## [OBJECTIVE]
Set down the final stretch of the data, from the line that holds "Recreate this image" through the last line, both included, with pictures left out.

## [MATERIAL FOR THIS TASK]
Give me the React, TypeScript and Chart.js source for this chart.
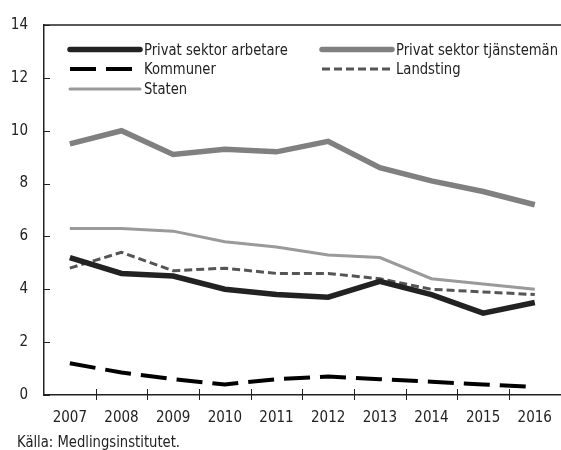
import React, { useEffect, useRef } from "react";
import { Chart, registerables } from "chart.js";

Chart.register(...registerables);

const FONT = "'Liberation Sans Narrow', 'DejaVu Sans Condensed', 'Arial Narrow', sans-serif";

const years = ["2007", "2008", "2009", "2010", "2011", "2012", "2013", "2014", "2015", "2016"];
const privatArbetare = [5.2, 4.6, 4.5, 4.0, 3.8, 3.7, 4.3, 3.8, 3.1, 3.5];
const privatTjansteman = [9.5, 10.0, 9.1, 9.3, 9.2, 9.6, 8.6, 8.1, 7.7, 7.2];
const kommuner = [1.2, 0.85, 0.6, 0.4, 0.6, 0.7, 0.6, 0.5, 0.4, 0.3];
const landsting = [4.8, 5.4, 4.7, 4.8, 4.6, 4.6, 4.4, 4.0, 3.9, 3.8];
const staten = [6.3, 6.3, 6.2, 5.8, 5.6, 5.3, 5.2, 4.4, 4.2, 4.0];
const yMin = 0;
const yMax = 14;
const yStep = 2;
const sourceText = "Källa: Medlingsinstitutet.";

function squishText(ctx: any, text: string, x: number, y: number, sx: number) {
  ctx.save();
  ctx.translate(x, y);
  ctx.scale(sx, 1);
  ctx.fillText(text, 0, 0);
  ctx.restore();
}

const decorPlugin = {
  id: "decor",
  afterDraw(chart: any) {
    const ctx = chart.ctx;
    const { left, top, bottom } = chart.chartArea;
    const xs = chart.scales.x;
    const ys = chart.scales.y;
    ctx.save();
    ctx.strokeStyle = "#222";
    ctx.lineWidth = 1.5;
    ctx.beginPath();
    ctx.moveTo(left, top);
    ctx.lineTo(chart.width, top);
    ctx.stroke();
    ctx.lineWidth = 1;
    ys.ticks.forEach((t: any) => {
      const py = Math.round(ys.getPixelForValue(t.value)) + 0.5;
      ctx.beginPath();
      ctx.moveTo(left, py);
      ctx.lineTo(left + 6, py);
      ctx.stroke();
    });
    for (let i = 1; i < years.length; i++) {
      const px = Math.round((xs.getPixelForValue(i - 1) + xs.getPixelForValue(i)) / 2) + 0.5;
      ctx.beginPath();
      ctx.moveTo(px, bottom - 6);
      ctx.lineTo(px, bottom + 5);
      ctx.stroke();
    }
    const ds = chart.data.datasets;
    const colX = [left + 26, left + 278];
    const rowY = [top + 24.5, top + 44, top + 64];
    ctx.font = `16px ${FONT}`;
    ctx.textBaseline = "middle";
    ctx.textAlign = "left";
    const longest = ctx.measureText(ds[1].label).width;
    const sx = Math.min(1, 162 / longest);
    ds.forEach((d: any, i: number) => {
      const cx = colX[i % 2];
      const cy = rowY[Math.floor(i / 2)];
      ctx.beginPath();
      ctx.strokeStyle = d.borderColor;
      ctx.lineWidth = d.borderWidth;
      ctx.lineCap = d.borderDash && d.borderDash.length ? "butt" : "round";
      ctx.setLineDash(d.borderDash || []);
      ctx.moveTo(cx, cy);
      ctx.lineTo(cx + 70, cy);
      ctx.stroke();
      ctx.setLineDash([]);
      ctx.fillStyle = "#222";
      squishText(ctx, d.label, cx + 74, cy + 1, sx);
    });
    ctx.textBaseline = "alphabetic";
    squishText(ctx, sourceText, 17, 447, sx);
    ctx.restore();
  },
};

export default function App() {
  const ref = useRef<HTMLCanvasElement | null>(null);
  useEffect(() => {
    if (!ref.current) return;
    const chart = new Chart(ref.current, {
      type: "line",
      data: {
        labels: years,
        datasets: [
          { label: "Privat sektor arbetare", data: privatArbetare, borderColor: "#222222", borderWidth: 5.5 },
          { label: "Privat sektor tjänstemän", data: privatTjansteman, borderColor: "#808080", borderWidth: 5.5 },
          { label: "Kommuner", data: kommuner, borderColor: "#000000", borderWidth: 4, borderDash: [26, 10] },
          { label: "Landsting", data: landsting, borderColor: "#555555", borderWidth: 3, borderDash: [8, 4] },
          { label: "Staten", data: staten, borderColor: "#9a9a9a", borderWidth: 3 },
        ],
      },
      options: {
        responsive: false,
        animation: false,
        devicePixelRatio: 1,
        layout: { padding: { top: 23, right: 1, left: 0, bottom: 0 } },
        elements: { point: { radius: 0 }, line: { tension: 0, fill: false } },
        plugins: { legend: { display: false }, tooltip: { enabled: false }, title: { display: false } },
        scales: {
          x: {
            offset: true,
            grid: { offset: true, drawOnChartArea: false, drawTicks: false },
            border: { color: "#222", width: 1.5 },
            ticks: { color: "#222", font: { family: FONT, size: 15 }, padding: 14, maxRotation: 0 },
            afterFit: (s: any) => { s.height = 55; },
          },
          y: {
            min: yMin,
            max: yMax,
            grid: { drawOnChartArea: false, drawTicks: false },
            border: { color: "#222", width: 1.5 },
            ticks: { stepSize: yStep, color: "#222", font: { family: FONT, size: 15 }, padding: 16 },
            afterFit: (s: any) => { s.width = 44; },
          },
        },
      },
      plugins: [decorPlugin],
    });
    return () => chart.destroy();
  }, []);
  return (
    <div style={{ position: "fixed", left: 0, top: 0, width: 561, height: 450, overflow: "hidden", background: "#fff" }}>
      <canvas ref={ref} width={566} height={450} style={{ display: "block" }} />
    </div>
  );
}
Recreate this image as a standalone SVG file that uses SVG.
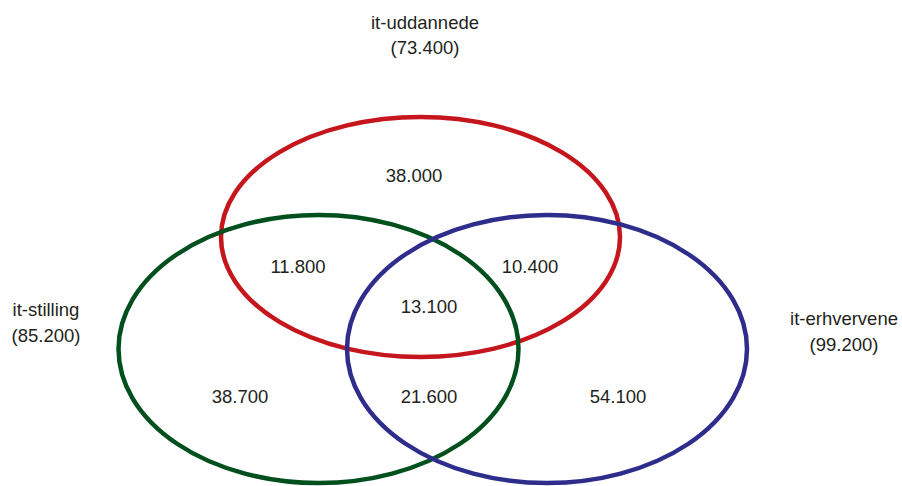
<svg xmlns="http://www.w3.org/2000/svg" width="902" height="486" viewBox="0 0 902 486">
<style>
.t{font-family:"Liberation Sans",Arial,sans-serif;font-size:18.5px;fill:#231f20;text-anchor:middle}
.e{fill:none;stroke-width:4.5}
</style>
<rect width="902" height="486" fill="#fff"/>
<g id="connectors"></g>
<g id="it-uddannede">
<ellipse class="e" cx="420.5" cy="237" rx="199.5" ry="120" stroke="#c4161c"/>
<text class="t" x="425" y="29">it-uddannede</text>
<text class="t" x="425" y="54">(73.400)</text>
</g>
<g id="it-stilling">
<ellipse class="e" cx="318.5" cy="349" rx="200" ry="134" stroke="#00501e"/>
<text class="t" x="46" y="316">it-stilling</text>
<text class="t" x="46" y="342">(85.200)</text>
</g>
<g id="it-erhvervene">
<ellipse class="e" cx="547" cy="349" rx="200" ry="134" stroke="#2e2d8c"/>
<text class="t" x="844" y="325">it-erhvervene</text>
<text class="t" x="844" y="351">(99.200)</text>
</g>
<g id="values">
<text class="t" x="414" y="182">38.000</text>
<text class="t" x="298" y="273">11.800</text>
<text class="t" x="530" y="273">10.400</text>
<text class="t" x="429" y="313">13.100</text>
<text class="t" x="240" y="403">38.700</text>
<text class="t" x="429" y="403">21.600</text>
<text class="t" x="618" y="403">54.100</text>
</g>
</svg>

## [RESPONSE]
Recreate this image as a standalone SVG file that uses SVG.
<svg xmlns="http://www.w3.org/2000/svg" width="902" height="486" viewBox="0 0 902 486">
<style>
.t{font-family:"Liberation Sans",Arial,sans-serif;font-size:18.5px;fill:#231f20;text-anchor:middle}
.e{fill:none;stroke-width:4.5}
</style>
<rect width="902" height="486" fill="#fff"/>
<g id="connectors"></g>
<g id="it-uddannede">
<ellipse class="e" cx="420.5" cy="237" rx="199.5" ry="120" stroke="#c4161c"/>
<text class="t" x="425" y="29">it-uddannede</text>
<text class="t" x="425" y="54">(73.400)</text>
</g>
<g id="it-stilling">
<ellipse class="e" cx="318.5" cy="349" rx="200" ry="134" stroke="#00501e"/>
<text class="t" x="46" y="316">it-stilling</text>
<text class="t" x="46" y="342">(85.200)</text>
</g>
<g id="it-erhvervene">
<ellipse class="e" cx="547" cy="349" rx="200" ry="134" stroke="#2e2d8c"/>
<text class="t" x="844" y="325">it-erhvervene</text>
<text class="t" x="844" y="351">(99.200)</text>
</g>
<g id="values">
<text class="t" x="414" y="182">38.000</text>
<text class="t" x="298" y="273">11.800</text>
<text class="t" x="530" y="273">10.400</text>
<text class="t" x="429" y="313">13.100</text>
<text class="t" x="240" y="403">38.700</text>
<text class="t" x="429" y="403">21.600</text>
<text class="t" x="618" y="403">54.100</text>
</g>
</svg>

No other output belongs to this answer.